The mixed messages from the region's civilian militia leaders added to the complex situation in Michoacan.

The vigilantes formed almost a year ago, arguing that local police were unwilling or unable to curb the cartel's violence and extortion rackets.

Pena Nieto deployed thousands of troops and federal police to the state in May, but their presence failed to discourage more towns to take up arms.

Ignoring repeated government warnings that their expansion would not be tolerated, the civilian militias continued to grow and seized around 20 towns.

The Templars have accused the vigilantes of working for the rival Jalisco New Generation cartel, a charge the civilian militias deny.

But analysts say the government had tacitly allowed the vigilantes to do the security work for them until now, a risky tactic that could have replicated Colombia's experience with violent paramilitary militias.

Osorio Chong invited the vigilantes to join the regular police forces and warned authorities would "not tolerate" people using illegal weapons.

But he did not say how many federal forces would be used for the new security effort.

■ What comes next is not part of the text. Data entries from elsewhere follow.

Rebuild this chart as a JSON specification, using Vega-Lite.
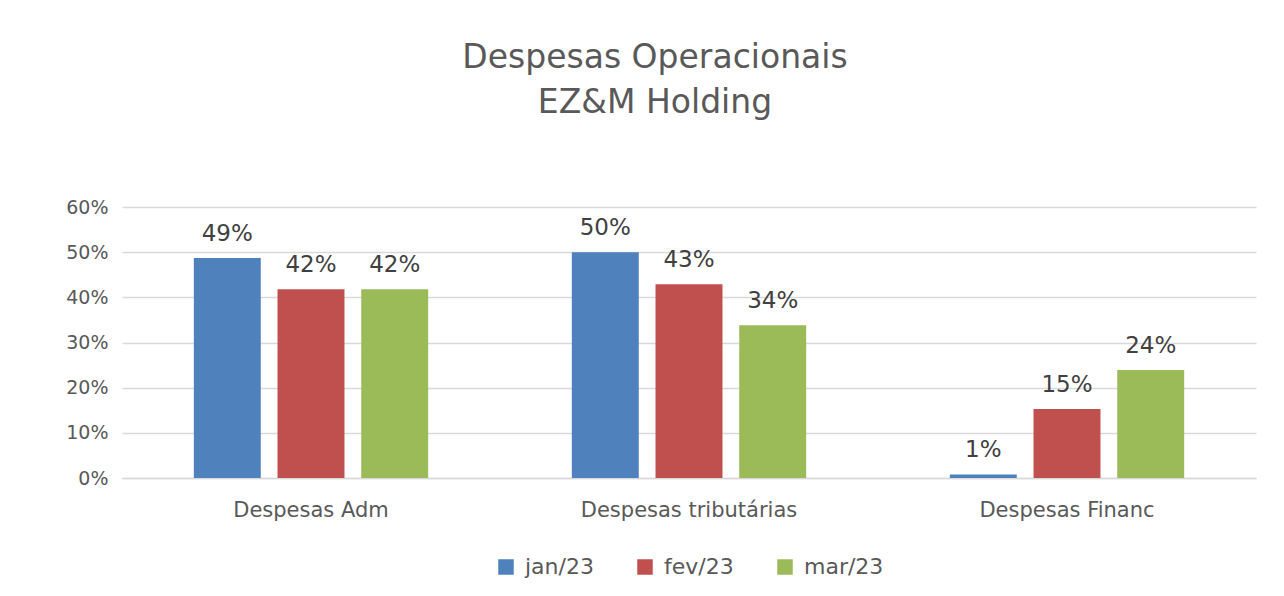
{
  "$schema": "https://vega.github.io/schema/vega-lite/v6.json",
  "width": 1134,
  "height": 271,
  "autosize": "none",
  "padding": {"left": 122, "top": 207, "right": 28, "bottom": 118},
  "background": "white",
  "title": {
    "text": ["Despesas Operacionais", "EZ&M Holding"],
    "font": "DejaVu Sans",
    "fontSize": 33,
    "fontWeight": "normal",
    "color": "#595959",
    "anchor": "middle",
    "dx": -34,
    "lineHeight": 45,
    "offset": 78
  },
  "data": {
    "values": [
      {"cat": "Despesas Adm", "month": "jan/23", "value": 0.487},
      {"cat": "Despesas Adm", "month": "fev/23", "value": 0.418},
      {"cat": "Despesas Adm", "month": "mar/23", "value": 0.418},
      {"cat": "Despesas tributárias", "month": "jan/23", "value": 0.5},
      {"cat": "Despesas tributárias", "month": "fev/23", "value": 0.429},
      {"cat": "Despesas tributárias", "month": "mar/23", "value": 0.338},
      {"cat": "Despesas Financ", "month": "jan/23", "value": 0.008},
      {"cat": "Despesas Financ", "month": "fev/23", "value": 0.153},
      {"cat": "Despesas Financ", "month": "mar/23", "value": 0.239}
    ]
  },
  "encoding": {
    "x": {
      "field": "cat",
      "type": "nominal",
      "sort": ["Despesas Adm", "Despesas tributárias", "Despesas Financ"],
      "scale": {"paddingInner": 0.38, "paddingOuter": 0.19},
      "axis": {
        "title": null,
        "labelAngle": 0,
        "labelFont": "DejaVu Sans",
        "labelFontSize": 21,
        "labelColor": "#595959",
        "labelPadding": 21,
        "labelLimit": 400,
        "ticks": false,
        "domainColor": "#D9D9D9",
        "domainWidth": 1.5
      }
    },
    "xOffset": {
      "field": "month",
      "type": "nominal",
      "sort": ["jan/23", "fev/23", "mar/23"],
      "scale": {"paddingInner": 0.2, "paddingOuter": 0}
    },
    "y": {
      "field": "value",
      "type": "quantitative",
      "scale": {"domain": [0, 0.6]},
      "axis": {
        "title": null,
        "format": ".0%",
        "values": [0, 0.1, 0.2, 0.3, 0.4, 0.5, 0.6],
        "labelFont": "DejaVu Sans",
        "labelFontSize": 19,
        "labelColor": "#595959",
        "labelPadding": 14,
        "ticks": false,
        "domain": false,
        "gridColor": "#D9D9D9",
        "gridWidth": 1.5
      }
    },
    "color": {
      "field": "month",
      "type": "nominal",
      "sort": ["jan/23", "fev/23", "mar/23"],
      "scale": {"domain": ["jan/23", "fev/23", "mar/23"], "range": ["#4F81BD", "#C0504D", "#9BBB59"]},
      "legend": {
        "title": null,
        "orient": "bottom",
        "direction": "horizontal",
        "symbolType": "square",
        "symbolSize": 240,
        "symbolStrokeWidth": 0,
        "labelFont": "DejaVu Sans",
        "labelFontSize": 22,
        "labelColor": "#595959",
        "labelOffset": 8,
        "columnPadding": 40,
        "offset": 36
      }
    }
  },
  "layer": [
    {"mark": {"type": "bar"}},
    {
      "mark": {"type": "text", "baseline": "bottom", "dy": -12, "font": "DejaVu Sans", "fontSize": 23, "color": "#404040"},
      "encoding": {
        "text": {"field": "value", "type": "quantitative", "format": ".0%"},
        "color": {"value": "#404040"}
      }
    }
  ],
  "config": {
    "view": {"stroke": null},
    "legend": {"layout": {"bottom": {"anchor": "middle"}}}
  }
}
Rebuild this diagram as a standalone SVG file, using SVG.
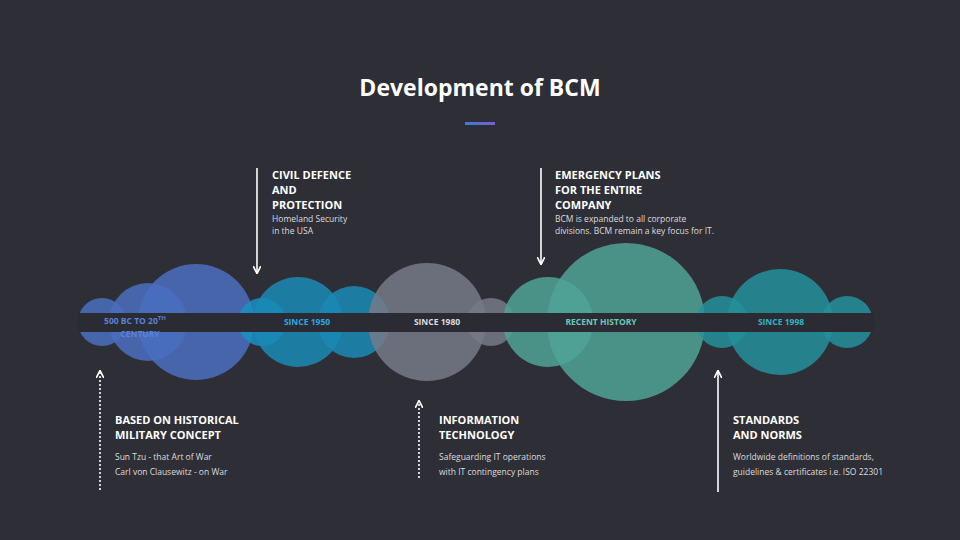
<svg xmlns="http://www.w3.org/2000/svg" width="960" height="540" viewBox="0 0 960 540">
<defs>
<linearGradient id="ul" x1="0" x2="1"><stop offset="0" stop-color="#3a7bd5"/><stop offset="1" stop-color="#7b5cd6"/></linearGradient>
<marker id="ah" viewBox="0 0 10 10" refX="8" refY="5" markerWidth="5" markerHeight="5" orient="auto"><path d="M0,0 L10,5 L0,10" fill="none" stroke="#fff" stroke-width="2"/></marker>
</defs>
<style>
text{font-family:"Segoe UI","Open Sans","Liberation Sans",sans-serif}
.h{fill:#fff;font-size:11px;font-weight:bold}
.s{fill:#ddd;font-size:8.5px}
.b{font-size:8.5px;font-weight:bold}
.ln{stroke:#fff;stroke-width:1.6;fill:none;marker-end:url(#ah)}
</style>
<rect width="960" height="540" fill="#2e2e36"/>
<text x="480" y="96" text-anchor="middle" fill="#fff" font-weight="bold" style="font-size:23px">Development of BCM</text>
<rect x="465" y="122" width="30" height="3" fill="url(#ul)"/>
<g id="circles" fill-opacity="0.85">
<circle cx="102" cy="322" r="24" fill="#4a6fc0"/>
<circle cx="148" cy="322" r="39" fill="#4a6fc0"/>
<circle cx="196" cy="322" r="58" fill="#4a6fc0"/>
<circle cx="262" cy="322" r="24" fill="#1a8fc0"/>
<circle cx="298" cy="322" r="45" fill="#1a8ab5"/>
<circle cx="354" cy="322" r="36" fill="#1a8ab5"/>
<circle cx="427" cy="322" r="59" fill="#767a88"/>
<circle cx="491" cy="322" r="24" fill="#767a88"/>
<circle cx="548" cy="322" r="45" fill="#4fa396"/>
<circle cx="626" cy="322" r="79" fill="#4fa396"/>
<circle cx="722" cy="322" r="26" fill="#23909c"/>
<circle cx="780" cy="322" r="53" fill="#23909c"/>
<circle cx="847" cy="322" r="26" fill="#23909c"/>
</g>
<rect x="78" y="313" width="796" height="19" fill="#2b2b33"/>
<g id="labels">
<text x="135" y="324" text-anchor="middle" class="b" fill="#5a82d8">500 BC TO 20<tspan font-size="6" dy="-4">TH</tspan></text>
<text x="140" y="337" text-anchor="middle" class="b" fill="#5a82d8">CENTURY</text>
<text x="307" y="325" text-anchor="middle" class="b" fill="#2aa8e0">SINCE 1950</text>
<text x="437" y="325" text-anchor="middle" class="b" fill="#ddd">SINCE 1980</text>
<text x="601" y="325" text-anchor="middle" class="b" fill="#6cc9b8">RECENT HISTORY</text>
<text x="781" y="325" text-anchor="middle" class="b" fill="#2fb5c2">SINCE 1998</text>
</g>
<g id="connectors">
<line x1="257" y1="168" x2="257" y2="272" class="ln"/>
<line x1="541" y1="168" x2="541" y2="263" class="ln"/>
<line x1="100" y1="490" x2="100" y2="372" class="ln" stroke-dasharray="2,2"/>
<line x1="419" y1="478" x2="419" y2="402" class="ln" stroke-dasharray="2,2"/>
<line x1="718" y1="492" x2="718" y2="372" class="ln"/>
</g>
<g id="n1"><text x="272" y="179" class="h">CIVIL DEFENCE</text><text x="272" y="194" class="h">AND</text><text x="272" y="209" class="h">PROTECTION</text>
<text x="272" y="222" class="s">Homeland Security</text><text x="272" y="234" class="s">in the USA</text></g>
<g id="n2"><text x="555" y="179" class="h">EMERGENCY PLANS</text><text x="555" y="194" class="h">FOR THE ENTIRE</text><text x="555" y="209" class="h">COMPANY</text>
<text x="555" y="222" class="s">BCM is expanded to all corporate</text><text x="555" y="234" class="s">divisions. BCM remain a key focus for IT.</text></g>
<g id="n3"><text x="115" y="424" class="h">BASED ON HISTORICAL</text><text x="115" y="439" class="h">MILITARY CONCEPT</text>
<text x="115" y="460" class="s">Sun Tzu - that Art of War</text><text x="115" y="475" class="s">Carl von Clausewitz - on War</text></g>
<g id="n4"><text x="439" y="424" class="h">INFORMATION</text><text x="439" y="439" class="h">TECHNOLOGY</text>
<text x="439" y="460" class="s">Safeguarding IT operations</text><text x="439" y="475" class="s">with IT contingency plans</text></g>
<g id="n5"><text x="733" y="424" class="h">STANDARDS</text><text x="733" y="439" class="h">AND NORMS</text>
<text x="733" y="460" class="s">Worldwide definitions of standards,</text><text x="733" y="475" class="s">guidelines &amp; certificates i.e. ISO 22301</text></g>
</svg>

The attorney general's office said in a statement that it was sending 11 helicopters as well as 70 agents and investigators to the state.

For his part, the state's much-criticized governor, Fausto Vallejo, announced that he would now regularly work from Apatzingan and other towns of Tierra Caliente.

Apatzingan was a ghost town on Monday, with stores closed in the city of 123,000 people that is a vital trade hub for the region's lime, avocado and mango exports.